I was creeped out that Twitchell used plentyoffish.com to lure his targets. He posed as a young woman and targeted single men. Have you ever tried online dating? Perhaps even at Plenty of Fish? It’s a free online dating site, perfect for people who want to try online dating out without having to pay eHarmony fees. Here’s the lesson: if someone you meet online wants to meet you at their garage — they won’t give you the street address, they tell you to take a circuitous route and park in the nearby woods and enter through the back door — don’t. Seriously creepy.
Lillebuen is a great storyteller, and I love that the book read more like a novel than a journalistic report. Lillebuen includes dialogue that sounds real, and in fact, he claims that they’re all as close to the original dialogue as actual witnesses remember. I also love how much of the material came from the Internet, with Twitchell’s Facebook updates and messages. His email exchanges with an American woman, Twitchell using a fake Dexter Morgan account, are chilling. The woman sounds like she really understands Twitchell and his fantasies, which is creepy on one hand, yet on the other hand, also sad when she distances herself from him later on.
Despite Lillebuen’s insistence that he wants to give a lot of attention to the victim’s life, it’s really Twitchell’s character who shines here — Lillebuen presents a very human side to a murderer. Lillebuen is far from sympathetic towards Twitchell, but his relating of all the facts does humanize him, and make him real. In a weird way, Twitchell’s humanity makes his crime even more chilling. When Twitchell admits to his wife that he can’t feel empathy, when Twitchell himself realizes he meets all the checkbox characteristics of psychopathy, you almost feel sympathy, until you realize that despite his realization, he feels no strong compulsion to seek help.

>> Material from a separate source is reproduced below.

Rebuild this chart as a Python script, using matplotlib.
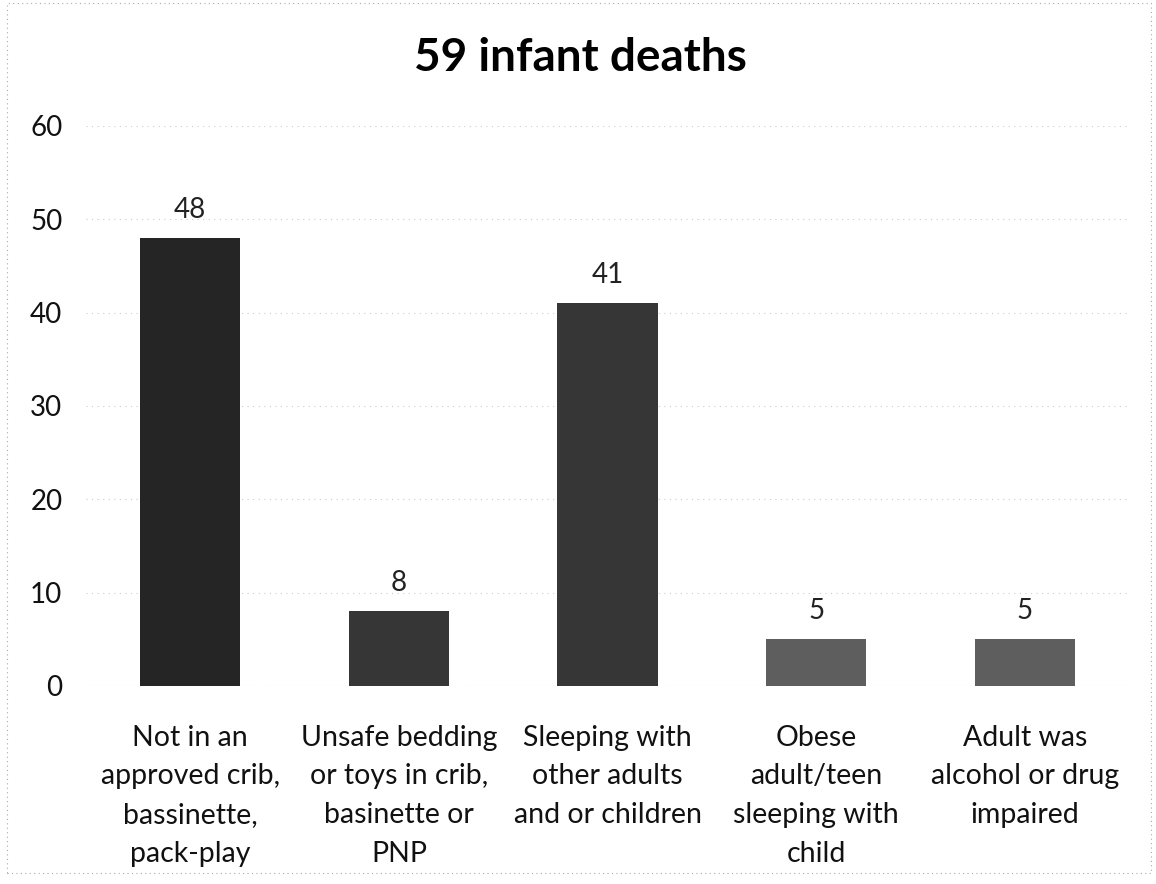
import matplotlib.pyplot as plt
from matplotlib.patches import Rectangle

categories = ['Not in an\napproved crib,\nbassinette,\npack-play',
              'Unsafe bedding\nor toys in crib,\nbasinette or\nPNP',
              'Sleeping with\nother adults\nand or children',
              'Obese\nadult/teen\nsleeping with\nchild',
              'Adult was\nalcohol or drug\nimpaired']
deaths = [48, 8, 41, 5, 5]
bar_colors = ['#252525', '#363636', '#363636', '#5e5e5e', '#5e5e5e']

plt.rcParams['font.family'] = ['Lato', 'DejaVu Sans']

fig = plt.figure(figsize=(11.56, 8.84), dpi=100)
ax = fig.add_axes([0.0744, 0.224, 0.9023, 0.6335])

x = range(len(categories))
bars = ax.bar(x, deaths, width=0.48, color=bar_colors, zorder=3)
for b, v in zip(bars, deaths):
    ax.text(b.get_x() + b.get_width() / 2, v + 1.6, str(v),
            ha='center', va='bottom', fontsize=20, color='#222222')

ax.set_xlim(-0.5, len(categories) - 0.5)
ax.set_ylim(0, 60)
ax.set_yticks(range(0, 61, 10))
ax.set_xticks(list(x))
ax.set_xticklabels(categories, fontsize=20.5, linespacing=1.6, color='#111111')
ax.tick_params(axis='y', labelsize=20, length=0, pad=17, labelcolor='#111111')
ax.tick_params(axis='x', length=0, pad=28)
ax.grid(axis='y', color='#cccccc', linestyle=(0, (1, 4)), linewidth=0.8, zorder=0)
for s in ax.spines.values():
    s.set_visible(False)
ax.axhline(0, color='#bbbbbb', linestyle=(0, (1, 3)), linewidth=0.8, zorder=1)

fig.suptitle('59 infant deaths', x=0.502, y=0.958, fontsize=33, fontweight='bold')

fig.patches.append(Rectangle((0.006, 0.012), 0.99, 0.985, transform=fig.transFigure,
                             fill=False, edgecolor='#aaaaaa', linestyle=(0, (1, 3)),
                             linewidth=0.8))

fig.savefig('out.png', dpi=100)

When we think of serial killers, we imagine truly horrific, larger than life, monstrous figures whose minds we can’t even begin to understand. However, the Twitchell revealed in Devil’s Cinema appears a sad, almost pathetic, figure. He may dream of being the super efficient, Dexter Morgan-level serial killer in S.K. Confessions, but he just couldn’t pull it off as he’d planned. And his career, however horrific his crime, was cut off pretty quickly. His crime is monstrous, yet, given the level of his ambition, he failed as a monster. Devil’s Cinema humanizes Twitchell even as it deflates him — he is, ultimately, just a man.